リオデジャネイロ・パラリンピックに出場する、競泳男子の山田拓朗(24=NTTドコモ)が8日、都内で行われた日本代表候補合宿に参加し、関連会社に所属し、違法カジノ店で賭博をしていたバドミントンの桃田賢斗(21)と田児賢一(26=ともにNTT東日本)について言及した。

 練習後、笑顔で取材に応じていた山田は、賭博問題の質問が飛ぶと表情が一変した。「う~ん…。試合での高いパフォーマンスは大事ですが、人としてという部分がある。アスリートは子どもたちが憧れる職業であり、影響力もある。日本代表としての高い意識と教育が必要だったのかもしれない」と、言葉を慎重に選びながら話した。

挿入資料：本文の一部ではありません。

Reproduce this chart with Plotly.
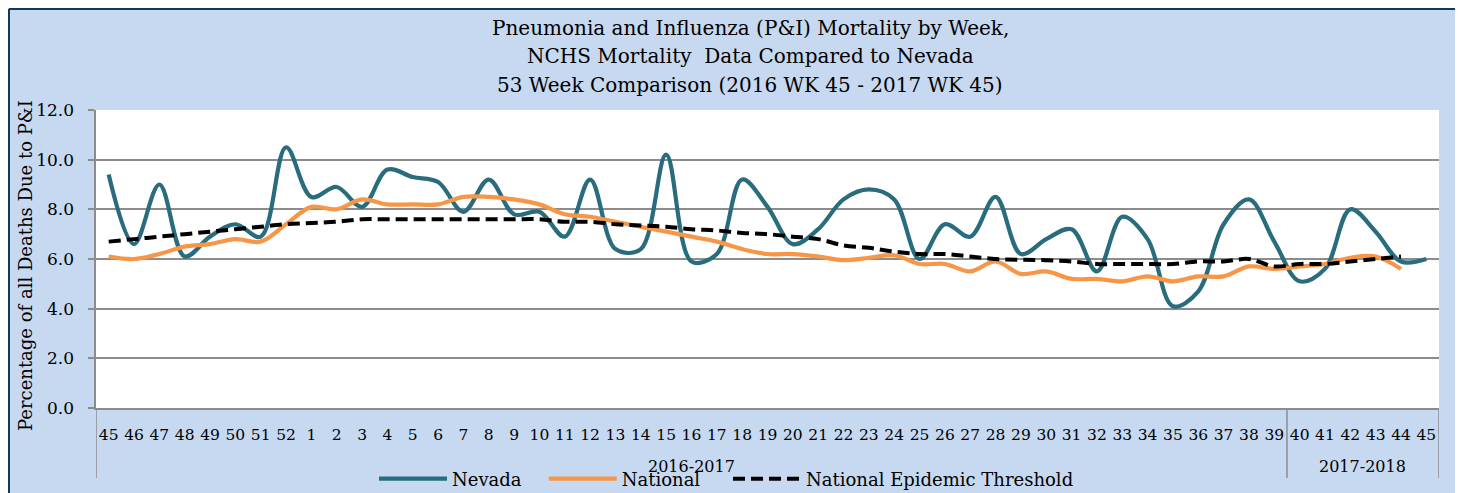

 山田は昨年10月からロンドン五輪男子平泳ぎ銅の立石諒(26)のコーチ高城直樹氏から指導を受ける。練習をともにする立石は8日夜、日本選手権の200メートル決勝のレースでリオデジャネイロ五輪出場の可否が決まる。決勝は、ロンドン五輪と同じく8コースからで「端から上がってほしい。気持ちの切り替えの早さが持ち味の諒さんなので、やってくれるはずです」と期待を寄せた。

 山田は、先天性左前腕亡失で生まれつき左肘から先がない。幼少期は「水嫌い」で、競泳は母が「シャワーが浴びられるように」との思いから3歳で始めた。上達が早く、7歳で4泳法を習得した。日本パラリンピック史上最年少の13歳で04年アテネ大会に出場し、過去3大会では4位が最高。4回目となるリオ大会では50、100メートル自由形に出場する。「50メートルは世界のトップとも混戦状態のレベルなので金メダル。100メートルはメダル獲得が目標です」。

 筑波大卒業後の14年、NTTドコモに入社した。人事部に属し、会社の支援を得て練習に取り組んでいる。パラ競泳界のイケメン選手としても注目を集めている。